> [Written instruction] Repeat verbatim the lines from the one containing "Recreate this image" to the one containing "(244,436) -- (429,436);", ends included, minus any pictures.

Extracted data entries

<<<<

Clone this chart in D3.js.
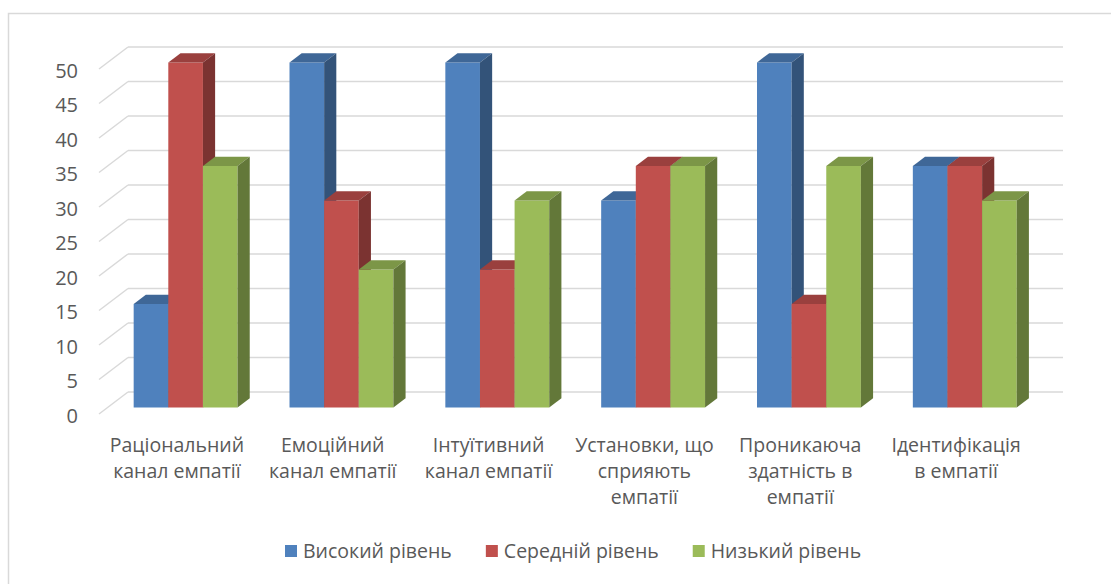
<!DOCTYPE html>
<html>
<head>
<meta charset="utf-8">
<script src="https://cdn.jsdelivr.net/npm/d3@7"></script>
<style>
  html, body { margin: 0; padding: 0; background: #fff; }
  svg { display: block; }
  text { font-family: "Open Sans", "Noto Sans", sans-serif; fill: #595959; }
</style>
</head>
<body>
<svg id="chart" width="1111" height="584"></svg>
<script>
// Category labels, one entry per wrapped line
const categoryLines = [
  ["Раціональний", "канал емпатії"],
  ["Емоційний", "канал емпатії"],
  ["Інтуїтивний", "канал емпатії"],
  ["Установки, що", "сприяють", "емпатії"],
  ["Проникаюча", "здатність в", "емпатії"],
  ["Ідентифікація", "в емпатії"]
];
const seriesNames = ["Високий рівень", "Середній рівень", "Низький рівень"];
const highLevel   = [15, 50, 50, 30, 50, 35];
const middleLevel = [50, 30, 20, 35, 15, 35];
const lowLevel    = [35, 20, 30, 35, 35, 30];
const yTicks = [0, 5, 10, 15, 20, 25, 30, 35, 40, 45, 50];
const seriesColors = ["#4F81BD", "#C0504D", "#9BBB59"];

const seriesValues = [highLevel, middleLevel, lowLevel];
const categories = categoryLines.map(l => l.join(" "));

const svg = d3.select("#chart");

// chart frame
svg.append("rect")
  .attr("x", 8.5).attr("y", 13.5)
  .attr("width", 1200).attr("height", 700)
  .attr("fill", "#fff")
  .attr("stroke", "#D9D9D9").attr("stroke-width", 1.5);

// front plane scales; depth is an oblique offset towards the back wall
const x = d3.scaleBand().domain(categories).range([99, 1034]).padding(0);
const inner = d3.scaleBand().domain(seriesNames)
  .range([x.bandwidth() / 6, x.bandwidth() * 5 / 6]).padding(0);
const y = d3.scaleLinear().domain([0, 50]).range([414, 69]);
const DX = 29, DY = -22;          // full depth offset (front -> back wall)
const zFront = 0.3, zBack = 0.72;  // bar depth span

const P = (px, v, z) => [px + DX * z, y(v) + DY * z];
const poly = pts => pts.map(p => p.join(",")).join(" ");

// gridlines: back wall and left side wall
const grid = svg.append("g").attr("stroke", "#D9D9D9").attr("stroke-width", 1.5).attr("fill", "none");
yTicks.forEach(t => {
  const a = P(x.range()[0], t, 1), b = P(x.range()[1], t, 1), c = P(x.range()[0], t, 0);
  grid.append("line").attr("x1", a[0]).attr("y1", a[1]).attr("x2", b[0]).attr("y2", b[1]);
  grid.append("line").attr("x1", c[0]).attr("y1", c[1]).attr("x2", a[0]).attr("y2", a[1]);
});

// y tick labels
svg.append("g").selectAll("text").data(yTicks).join("text")
  .attr("x", 78).attr("y", d => y(d) + 1)
  .attr("text-anchor", "end").attr("dominant-baseline", "central")
  .attr("font-size", 20)
  .text(d => d);

// 3D columns, drawn left to right so nearer faces overlap correctly
const shade = (c, k) => { const r = d3.rgb(c); return d3.rgb(r.r * k, r.g * k, r.b * k).formatHex(); };
const bars = svg.append("g");
categories.forEach((cat, ci) => {
  seriesNames.forEach((s, si) => {
    const v = seriesValues[si][ci];
    const x0 = x(cat) + inner(s), x1 = x0 + inner.bandwidth();
    const col = seriesColors[si];
    const g = bars.append("g");
    g.append("polygon").attr("fill", col)
      .attr("points", poly([P(x0, 0, zFront), P(x1, 0, zFront), P(x1, v, zFront), P(x0, v, zFront)]));
    g.append("polygon").attr("fill", shade(col, 0.8))
      .attr("points", poly([P(x0, v, zFront), P(x1, v, zFront), P(x1, v, zBack), P(x0, v, zBack)]));
    g.append("polygon").attr("fill", shade(col, 0.64))
      .attr("points", poly([P(x1, 0, zFront), P(x1, v, zFront), P(x1, v, zBack), P(x1, 0, zBack)]));
  });
});

// category labels
const catG = svg.append("g").attr("font-size", 19.5).attr("text-anchor", "middle");
categoryLines.forEach((lines, ci) => {
  const cx = x(categories[ci]) + x.bandwidth() / 2;
  lines.forEach((ln, li) => {
    catG.append("text").attr("x", cx).attr("y", y(0) + 38 + li * 26).text(ln);
  });
});

// legend
const legend = svg.append("g").attr("font-size", 19.5);
let lx = 285;
seriesNames.forEach((s, si) => {
  legend.append("rect").attr("x", lx).attr("y", 545).attr("width", 12).attr("height", 12)
    .attr("fill", seriesColors[si]);
  const t = legend.append("text").attr("x", lx + 18).attr("y", 558).text(s);
  lx += 18 + t.node().getComputedTextLength() + 34;
});
</script>
</body>
</html>
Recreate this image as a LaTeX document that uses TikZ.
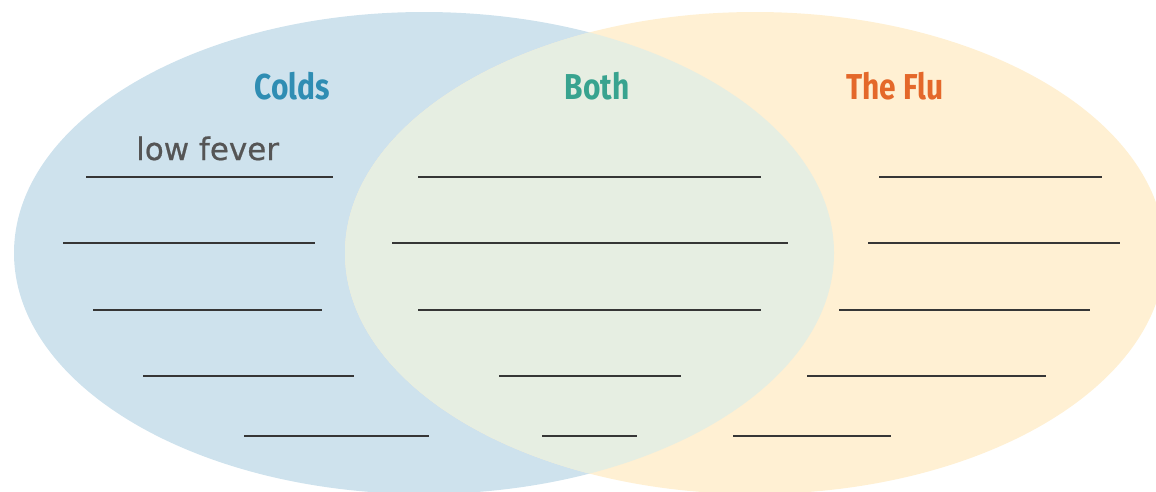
\documentclass[tikz,border=0pt]{standalone}
\usepackage{fontspec}
\newfontfamily\headfont{Fira Sans}[FakeStretch=0.83]
\newfontfamily\notefont{DejaVu Sans}[FakeBold=0.6]
\definecolor{coldblue}{HTML}{CEE2ED}
\definecolor{flucream}{HTML}{FFF0D3}
\definecolor{bothmix}{HTML}{E6EEE2}
\definecolor{coldtitle}{HTML}{2F8DB3}
\definecolor{bothtitle}{HTML}{38A38F}
\definecolor{flutitle}{HTML}{E4682A}
\definecolor{blankline}{HTML}{363636}
\definecolor{notegray}{HTML}{555555}
\begin{document}
\begin{tikzpicture}[x=1pt,y=-1pt,
  heading/.style={font=\headfont\bfseries\fontsize{36}{36}\selectfont, anchor=base, inner sep=0pt},
  note/.style={font=\notefont\fontsize{31}{31}\selectfont, text=notegray, anchor=base west, inner sep=0pt},
  blank/.style={draw=blankline, line width=1.8pt}]
\useasboundingbox (0,0) rectangle (1156,491);

% the two sets
\fill[coldblue] (424,253) ellipse [x radius=410, y radius=241];
\fill[flucream] (755,253) ellipse [x radius=410, y radius=241];
\begin{scope}
  \clip (424,253) ellipse [x radius=410, y radius=241];
  \fill[bothmix] (755,253) ellipse [x radius=410, y radius=241];
\end{scope}

% headings
\node[heading, text=coldtitle] (colds) at (292,99) {Colds};
\node[heading, text=bothtitle] (both) at (597,99) {Both};
\node[heading, text=flutitle] (flu) at (895,99) {The Flu};

% sample entry
\node[note] (lowfever) at (136,160) {low fever};

% writing lines: colds
\draw[blank] (86,177) -- (333,177);
\draw[blank] (63,243) -- (315,243);
\draw[blank] (93,310) -- (322,310);
\draw[blank] (143,376) -- (354,376);
\draw[blank] (244,436) -- (429,436);

% writing lines: both
\draw[blank] (418,177) -- (761,177);
\draw[blank] (392,243) -- (788,243);
\draw[blank] (418,310) -- (761,310);
\draw[blank] (499,376) -- (681,376);
\draw[blank] (542,436) -- (637,436);

% writing lines: the flu
\draw[blank] (879,177) -- (1102,177);
\draw[blank] (868,243) -- (1120,243);
\draw[blank] (839,310) -- (1090,310);
\draw[blank] (807,376) -- (1046,376);
\draw[blank] (733,436) -- (891,436);
\end{tikzpicture}
\end{document}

>>>>

> [Solution below]
Recreate this image as a LaTeX document that uses TikZ.
\documentclass[tikz,border=0pt]{standalone}
\usepackage{fontspec}
\newfontfamily\headfont{Fira Sans}[FakeStretch=0.83]
\newfontfamily\notefont{DejaVu Sans}[FakeBold=0.6]
\definecolor{coldblue}{HTML}{CEE2ED}
\definecolor{flucream}{HTML}{FFF0D3}
\definecolor{bothmix}{HTML}{E6EEE2}
\definecolor{coldtitle}{HTML}{2F8DB3}
\definecolor{bothtitle}{HTML}{38A38F}
\definecolor{flutitle}{HTML}{E4682A}
\definecolor{blankline}{HTML}{363636}
\definecolor{notegray}{HTML}{555555}
\begin{document}
\begin{tikzpicture}[x=1pt,y=-1pt,
  heading/.style={font=\headfont\bfseries\fontsize{36}{36}\selectfont, anchor=base, inner sep=0pt},
  note/.style={font=\notefont\fontsize{31}{31}\selectfont, text=notegray, anchor=base west, inner sep=0pt},
  blank/.style={draw=blankline, line width=1.8pt}]
\useasboundingbox (0,0) rectangle (1156,491);

% the two sets
\fill[coldblue] (424,253) ellipse [x radius=410, y radius=241];
\fill[flucream] (755,253) ellipse [x radius=410, y radius=241];
\begin{scope}
  \clip (424,253) ellipse [x radius=410, y radius=241];
  \fill[bothmix] (755,253) ellipse [x radius=410, y radius=241];
\end{scope}

% headings
\node[heading, text=coldtitle] (colds) at (292,99) {Colds};
\node[heading, text=bothtitle] (both) at (597,99) {Both};
\node[heading, text=flutitle] (flu) at (895,99) {The Flu};

% sample entry
\node[note] (lowfever) at (136,160) {low fever};

% writing lines: colds
\draw[blank] (86,177) -- (333,177);
\draw[blank] (63,243) -- (315,243);
\draw[blank] (93,310) -- (322,310);
\draw[blank] (143,376) -- (354,376);
\draw[blank] (244,436) -- (429,436);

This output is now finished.